Knead the dough by repeatedly turning and folding the dough in half with the press of the palm of your hand for 7-10 minutes, adding flour in small increments until the dough is soft and no longer sticky.

Next, form the dough into a round, smooth ball and place in a large bowl.

Cover the bowl with a towel, and let rise in a warm area, such as a sunny patch near a window, for one hour. Try your best not to peek.

Take advantage of this hour by prepping the ingredients for the pizzas: cut the veggies and other toppings, shred the cheese, etc.

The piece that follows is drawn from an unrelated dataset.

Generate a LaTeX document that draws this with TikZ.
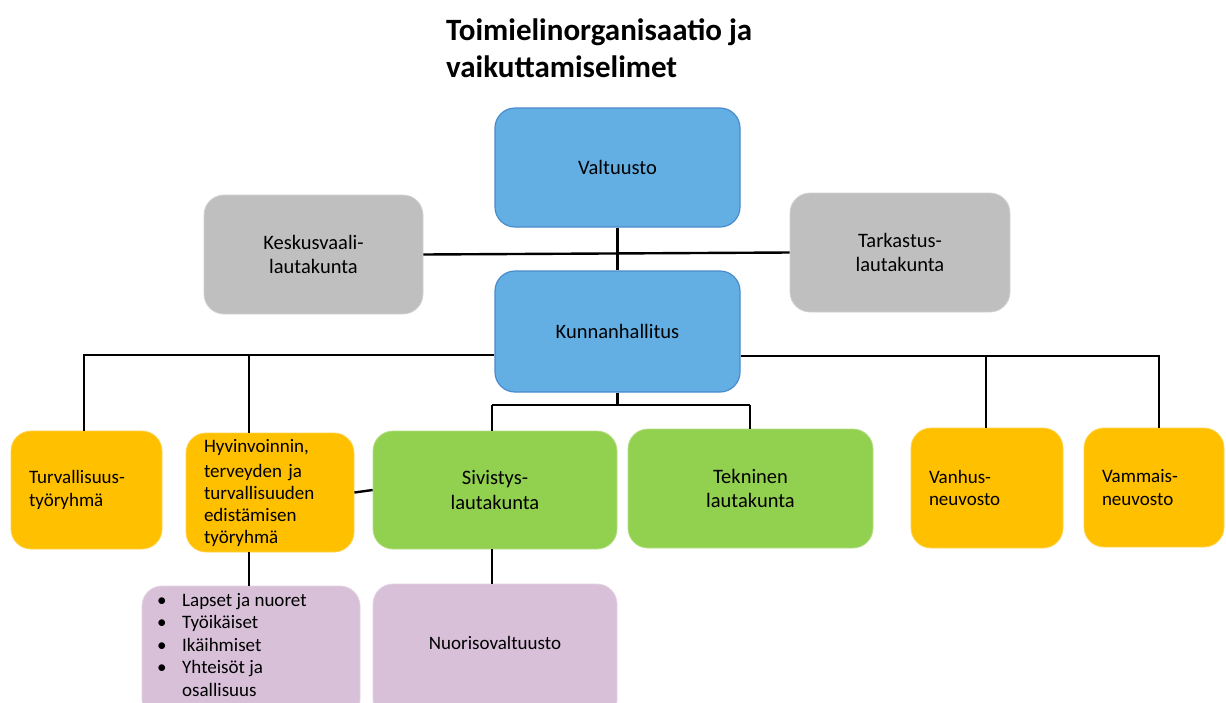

After about one hour, the dough should double in bulk and look something like this:

Preheat the oven and pizza stone to 450 degrees Fahrenheit.

Punch the dough (my favorite part) and turn onto a well floured surface.

Knead lightly, but firmly, for about a minute, adding flour to the dough and the surface as needed. Break the dough into two evenly sized portions, and form each into a smooth ball. Beginning with one ball, work the dough into a flat disk using a lightly floured rolling pin. Flip the dough and re-flour your surface periodically in order to prevent the dough from sticking.

Once you have rolled the dough to your preferred thickness or the size of your pizza stone, transfer the dough to a pizza paddle that has been seasoned with a tablespoon of flour and 1 -2 teaspoons of cornmeal.

Add your toppings:
When transfering the pizza to the oven, pull the rack that the hot baking stone is resting on half way out. With the front end of the paddle positioned near the far edge of the stone, angle the paddle slightly and slide the pizza onto the stone using short, jerking forward motions. Bake for 10-15 minutes, depending on dough thickness and crispness preference. While the first pizza is baking, roll out and top the second ball of dough on the pizza paddle.

Remove the baked pizza with a cookie sheet. Feel free to use an ovenmit clad hand to help transfer the pizza to the cookie sheet. Place the second pizza onto the stone and bake until done. Transfer pizzas to a cutting board and let cool for a few minutes. Cut, serve and enjoy.

1 comment:

  1. That looks yummy, Alicia. My favorite crust so far has been from Peter Reinhardt, but I'm always open to new recipes. Thanks for stopping by my blog!